CHALLENGE
Copy the lines holding the word "this", all of them.

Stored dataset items
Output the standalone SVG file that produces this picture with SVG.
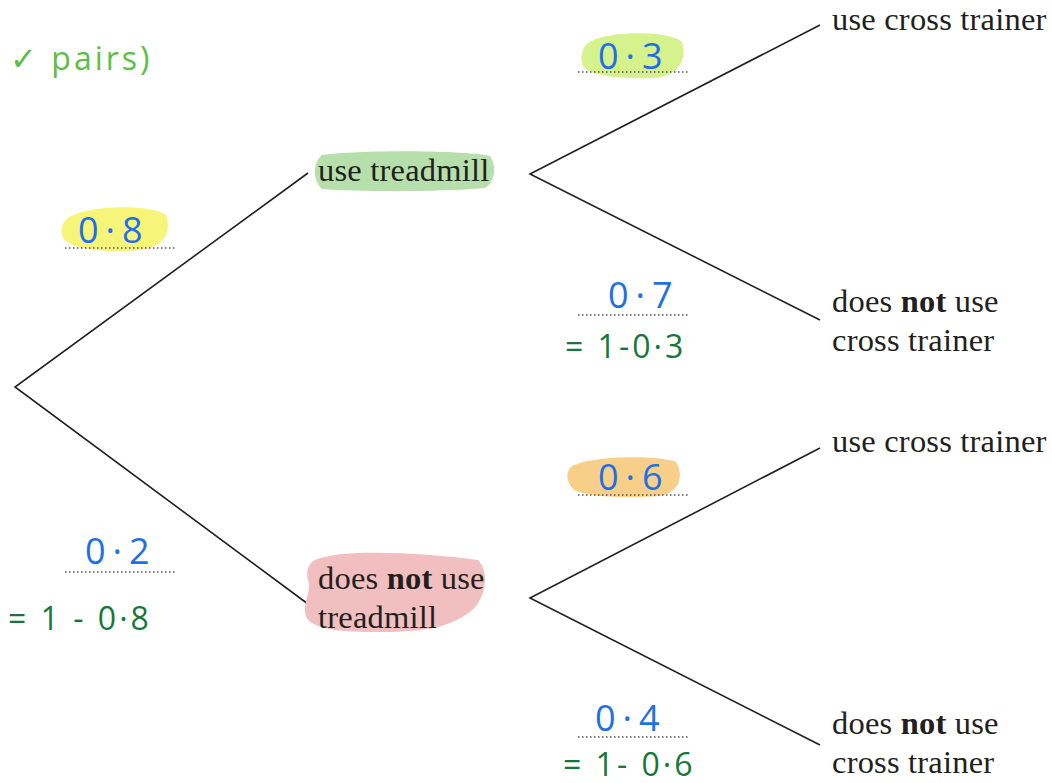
<svg xmlns="http://www.w3.org/2000/svg" width="1052" height="783" viewBox="0 0 1052 783">
<style>
.lbl{font-family:"Liberation Serif",serif;font-size:32.5px;fill:#231f20;letter-spacing:0.2px}
.hw{font-family:"Open Sans","Liberation Sans",sans-serif;font-weight:400}
.blue{fill:#1f6fe5;font-size:36px;letter-spacing:7px}
.grn{fill:#17773a;font-size:32px;letter-spacing:3px}
.dot{stroke:#555;stroke-width:1.5;stroke-dasharray:1.5 2.5;fill:none}
.br{stroke:#231f20;stroke-width:1.6;fill:none}
</style>
<rect width="1052" height="783" fill="#fff"/>
<g id="connectors">
<path class="br" d="M308,173 L15,387 L308,604"/>
<path class="br" d="M820,25 L530,174 L820,320"/>
<path class="br" d="M820,448 L530,598 L820,745"/>
</g>
<g id="highlights">
<path d="M66,220 C80,205 150,203 166,215 C172,230 165,248 140,250 C110,253 70,250 63,238 C60,230 62,224 66,220 Z" fill="#f6f57a"/>
<path d="M586,45 C600,30 670,30 682,42 C688,60 678,78 650,78 C620,79 590,76 583,66 C580,58 582,50 586,45 Z" fill="#d6f28c"/>
<path d="M322,155 C360,150 460,150 490,156 C497,166 495,182 485,188 C440,192 360,192 322,189 C312,180 313,162 322,155 Z" fill="#b6dfab"/>
<path d="M312,562 C330,548 420,552 478,560 C490,572 486,600 470,612 C450,626 430,632 380,632 C340,632 306,630 305,612 C304,600 312,590 308,580 C306,572 308,566 312,562 Z" fill="#f1bfbf"/>
<path d="M570,468 C585,455 660,455 676,462 C684,475 680,492 660,496 C630,498 590,498 574,490 C566,482 566,474 570,468 Z" fill="#f8cf88"/>
</g>
<g id="probs">
<path class="dot" d="M65,248 H176 M578,72 H690 M578,315 H690 M578,495 H690 M65,572 H176 M578,737 H690"/>
<text class="hw blue" x="78" y="243">0·8</text>
<text class="hw blue" x="598" y="69">0·3</text>
<text class="hw blue" x="608" y="308">0·7</text>
<text class="hw blue" x="85" y="564">0·2</text>
<text class="hw blue" x="598" y="490">0·6</text>
<text class="hw blue" x="595" y="731">0·4</text>
<text class="hw grn" x="565" y="358">= 1-0·3</text>
<text class="hw grn" x="8" y="630">= 1 - 0·8</text>
<text class="hw grn" x="563" y="776">= 1- 0·6</text>
<text class="hw" x="10" y="70" fill="#5dbe48" font-size="32" letter-spacing="3">✓ pairs)</text>
</g>
<g id="n-treadmill"><text class="lbl" x="318" y="181">use treadmill</text></g>
<g id="n-not-treadmill"><text class="lbl" x="318" y="589">does <tspan font-weight="bold">not</tspan> use</text><text class="lbl" x="318" y="628">treadmill</text></g>
<g id="n-ct1"><text class="lbl" x="832" y="30">use cross trainer</text></g>
<g id="n-nct1"><text class="lbl" x="832" y="312">does <tspan font-weight="bold">not</tspan> use</text><text class="lbl" x="832" y="351">cross trainer</text></g>
<g id="n-ct2"><text class="lbl" x="832" y="452">use cross trainer</text></g>
<g id="n-nct2"><text class="lbl" x="832" y="734">does <tspan font-weight="bold">not</tspan> use</text><text class="lbl" x="832" y="773">cross trainer</text></g>
</svg>
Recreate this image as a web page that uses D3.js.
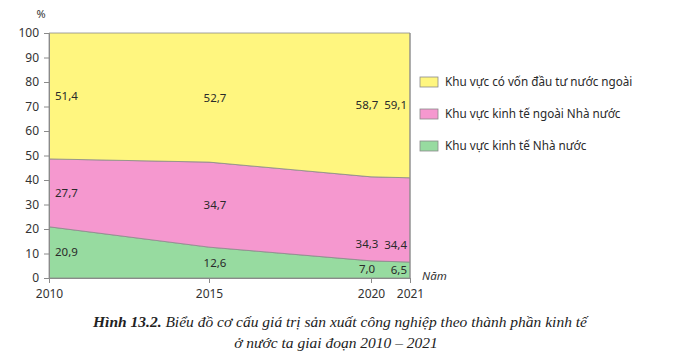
<!DOCTYPE html>
<html><head><meta charset="utf-8">
<script src="https://cdn.jsdelivr.net/npm/d3@7"></script>
<style>body{margin:0;background:#fff}svg{display:block}</style>
</head><body>
<script>
const years = [2010, 2015, 2020, 2021];
const yearPx = [49, 209, 371, 410];
const nhaNuoc = [20.9, 12.6, 7.0, 6.5];
const ngoaiNhaNuoc = [27.7, 34.7, 34.3, 34.4];
const nuocNgoai = [51.4, 52.7, 58.7, 59.1];
const seriesNames = ["Khu vực kinh tế Nhà nước", "Khu vực kinh tế ngoài Nhà nước", "Khu vực có vốn đầu tư nước ngoài"];
const yTicks = [0,10,20,30,40,50,60,70,80,90,100];
const colors = ["#97dba0", "#f598cf", "#fff67f"];

const W = 675, H = 358;
const svg = d3.select("body").append("svg").attr("width", W).attr("height", H);
const x = d3.scaleLinear().domain(years).range(yearPx);
const y = d3.scaleLinear().domain([0,100]).range([278, 33]);
const font = "'Noto Sans', sans-serif";

const rows = years.map((yr,i)=>({year:yr, a:nhaNuoc[i], b:ngoaiNhaNuoc[i], c:nuocNgoai[i]}));
const stack = d3.stack().keys(["a","b","c"])(rows);
const area = d3.area().x(d=>x(d.data.year)).y0(d=>y(d[0])).y1(d=>y(d[1]));

svg.append("g").selectAll("path").data(stack).join("path")
  .attr("d", area).attr("fill", (d,i)=>colors[i])
  .attr("stroke", "#8a8a8a").attr("stroke-width", 0.8);

// right border
svg.append("line").attr("x1", x(2021)).attr("x2", x(2021)).attr("y1", y(0)).attr("y2", y(100))
  .attr("stroke", "#8a8a8a").attr("stroke-width", 1);

// axes
const yAxis = d3.axisLeft(y).tickValues(yTicks).tickSize(5).tickPadding(5);
const gy = svg.append("g").attr("transform", `translate(${x(2010)},0)`).call(yAxis);
gy.select(".domain").attr("stroke", "#8a8a8a");
gy.selectAll(".tick line").attr("stroke", "#8a8a8a");
gy.selectAll("text").attr("font-family", font).attr("font-size", 12).attr("fill", "#333");

const xAxis = d3.axisBottom(x).tickValues(years).tickFormat(d3.format("d")).tickSize(5).tickPadding(6);
const gx = svg.append("g").attr("transform", `translate(0,${y(0)})`).call(xAxis);
gx.select(".domain").attr("stroke", "#8a8a8a");
gx.selectAll(".tick line").attr("stroke", "#8a8a8a");
gx.selectAll("text").attr("font-family", font).attr("font-size", 12).attr("fill", "#333");

svg.append("text").attr("x", 41).attr("y", 18).attr("text-anchor","middle")
  .attr("font-family", font).attr("font-size", 11).attr("fill", "#333").text("%");
svg.append("text").attr("x", 422).attr("y", 280)
  .attr("font-family", font).attr("font-size", 11.5).attr("font-style","italic").attr("fill", "#333").text("Năm");

// value labels
const fmt = v => d3.format(".1f")(v).replace(".", ",");
stack.forEach((s, si) => {
  s.forEach((d, i) => {
    let v = (d[0]+d[1])/2;
    if (si === 1 && i >= 2) v = d[0] + 7;
    let xp = x(d.data.year), anchor = "middle";
    if (i === 0) { xp = x(d.data.year) + 6; anchor = "start"; }
    else if (i === 1) { xp = x(d.data.year) + 6; }
    else if (i === 2) { xp = x(d.data.year) - 4; }
    else if (i === 3) { xp = x(d.data.year) - 3; anchor = "end"; }
    svg.append("text").attr("x", xp).attr("y", y(v)).attr("dy", "0.35em")
      .attr("text-anchor", anchor).attr("font-family", font).attr("font-size", 11.5)
      .attr("fill", "#2a2a2a").text(fmt(d[1]-d[0]));
  });
});

// legend
const legend = [2,1,0];
legend.forEach((si, k) => {
  const cy = 82 + k*32;
  svg.append("rect").attr("x", 420).attr("y", cy-5).attr("width", 18).attr("height", 10)
    .attr("fill", colors[si]).attr("stroke", "#8a8a8a").attr("stroke-width", 0.8);
  svg.append("text").attr("x", 445).attr("y", cy).attr("dy", "0.35em")
    .attr("font-family", font).attr("font-size", 11.7).attr("fill", "#2a2a2a").text(seriesNames[si]);
});

// caption
const serif = "'Liberation Serif', 'DejaVu Serif', serif";
const cap1 = svg.append("text").attr("x", 340).attr("y", 327).attr("text-anchor", "middle")
  .attr("font-family", serif).attr("font-size", 15.5).attr("font-style", "italic").attr("fill", "#222");
cap1.append("tspan").attr("font-weight", "bold").text("Hình 13.2. ");
cap1.append("tspan").text("Biểu đồ cơ cấu giá trị sản xuất công nghiệp theo thành phần kinh tế");
svg.append("text").attr("x", 336).attr("y", 348).attr("text-anchor", "middle")
  .attr("font-family", serif).attr("font-size", 15.5).attr("font-style", "italic").attr("fill", "#222")
  .text("ở nước ta giai đoạn 2010 – 2021");
</script>
</body></html>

THE RESPONSE
Output the standalone SVG file that produces this picture with SVG.
Recreate this image as a web page that uses D3.js.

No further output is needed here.